As long as I live, I will never forget the day I received a phone call from the rental store telling me that an alto sax was available. It was the day after New Years, and we walked to Sutton in the dark ghost town of closed shops and empty streets, and retrieved a black plastic case with silver clasps, which opened into a golden horn that shone in the dull dullness of a winter sun. I must have watched countless YouTube videos and fiddled with my mouthpiece over and over again until the sound resonating through my sax suddenly sounded a lot less like a foghorn and a little softer. I think maybe I was a bit afraid of my new instrument, because it seemed so complicated and so fragile to me. From then on, I played the saxophone every day for hours, accelerating progress through my practice notebook and participating in blurry Skype sessions with my teacher while delving into every note.

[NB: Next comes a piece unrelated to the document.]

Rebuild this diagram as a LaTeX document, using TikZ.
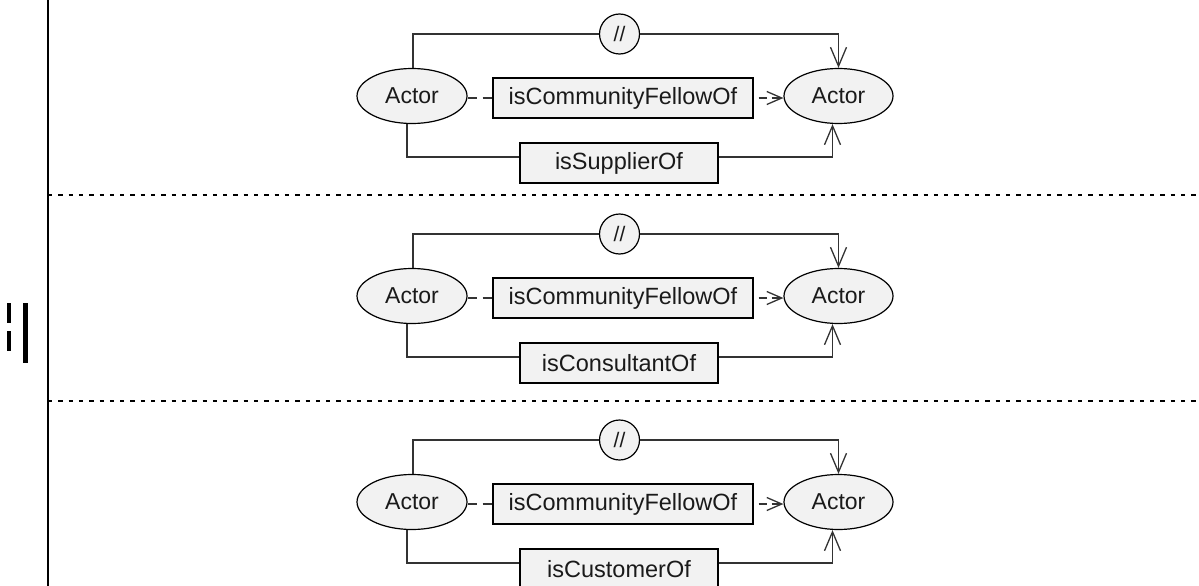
\documentclass[tikz,border=0pt]{standalone}
\usepackage{fontspec}
\setmainfont{Liberation Sans}
\usetikzlibrary{arrows.meta,shapes.geometric,calc}
\definecolor{shapefill}{RGB}{242,242,242}
\definecolor{linegray}{RGB}{51,51,51}
\definecolor{textgray}{RGB}{26,26,26}
\begin{document}
\begin{tikzpicture}[x=1pt,y=-1pt,
  actor/.style={ellipse,draw=black,fill=shapefill,line width=1.2pt,minimum width=110pt,minimum height=55pt,inner sep=0pt,text=textgray,font=\fontsize{23}{27}\selectfont},
  relbox/.style={rectangle,draw=black,fill=shapefill,line width=1.2pt,minimum height=40pt,inner sep=0pt,text=textgray,font=\fontsize{23.5}{27}\selectfont},
  notc/.style={circle,draw=black,fill=shapefill,line width=1.2pt,minimum size=40pt,inner sep=0pt,text=textgray,font=\fontsize{21}{24}\selectfont},
  conn/.style={draw=linegray,line width=1.3pt},
  tip/.style={-{Straight Barb[length=19pt,width=16pt,line width=1.3pt]}},
  smalltip/.style={-{Straight Barb[length=15pt,width=13pt,line width=1.3pt]}},
  sep/.style={draw=black,line width=2pt,dash pattern=on 4.3pt off 6pt},
  bar/.style={fill=black,draw=none}]
\useasboundingbox (0,0) rectangle (1199,586);
% left vertical border
\coordinate (vtop) at (48,0);
\coordinate (vbot) at (48,586);
\draw[black,line width=2pt] (vtop) -- (vbot);
% separators
\coordinate (s1a) at (48,195);
\coordinate (s1b) at (1199,195);
\coordinate (s2a) at (48,401);
\coordinate (s2b) at (1199,401);
\draw[sep] (s1a) -- (s1b);
\draw[sep] (s2a) -- (s2b);
% parallel symbol
\fill[bar] (6.7,303) rectangle (10.7,322.7);
\fill[bar] (6.7,331) rectangle (10.7,351);
\fill[bar] (22.7,303) rectangle (28,363);
% panels
\foreach \i/\oy/\lab in {1/0/isSupplierOf,2/200/isConsultantOf,3/406/isCustomerOf}{
  \node[actor] (L\i) at (412,{96+\oy}) {Actor};
  \node[actor,minimum width=109pt] (R\i) at (838.5,{96+\oy}) {Actor};
  \node[relbox,minimum width=260pt] (M\i) at (623,{98+\oy}) {isCommunityFellowOf};
  \node[relbox,minimum width=198pt] (B\i) at (619,{163+\oy}) {\lab};
  \node[notc] (C\i) at (619.5,{34+\oy}) {//};
  % top path through the circle
  \draw[conn] ($(L\i.north)+(1,0)$) |- (C\i.west);
  \draw[conn,tip] (C\i.east) -| (R\i.north);
  % middle dashed
  \draw[conn,dash pattern=on 9pt off 6pt] (L\i.east |- M\i.west) -- (M\i.west);
  \draw[conn,smalltip,dash pattern=on 8pt off 5pt,dash phase=8pt] (M\i.east) -- (R\i.west |- M\i.east);
  % bottom path
  \draw[conn] ($(L\i.south)+(-5,0)$) |- ([yshift=6pt]B\i.west);
  \draw[conn,tip] ([yshift=6pt]B\i.east) -| ($(R\i.south)+(-6,0)$);
}
\end{tikzpicture}
\end{document}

It seemed to be more than a hobby, but a life force. The lockdown has been cold and dull. We’ve been trapped behind our desks for days and days, only to retreat to the couch and watch TV on the weekends as a reward. There was a feeling of hopelessness, and it felt like an eternity. I sincerely believe that if I hadn’t learned the saxophone, my mental health wouldn’t be in good shape today.
The saxophone gave me a reason to wake up on those dark, miserable mornings; a distraction from the pile of mounting work and the ever-increasing numbers on the news. It was a path to survival, a sparkling shine in dark evenings alone with a laptop and a desk.
Those months have passed, and I hope they never come back. I will soon complete my sixth grade exam and continue to play the saxophone desperately as an escape, where I can retreat for hours without fail.
Although I never really understood the meaning of “The Rehearsal” as a whole, I learned the most important aspect of learning a new instrument: that although I understood the violin and enjoyed its involvement in the musical world, it would never compare to the gratitude and respect I had for the saxophone.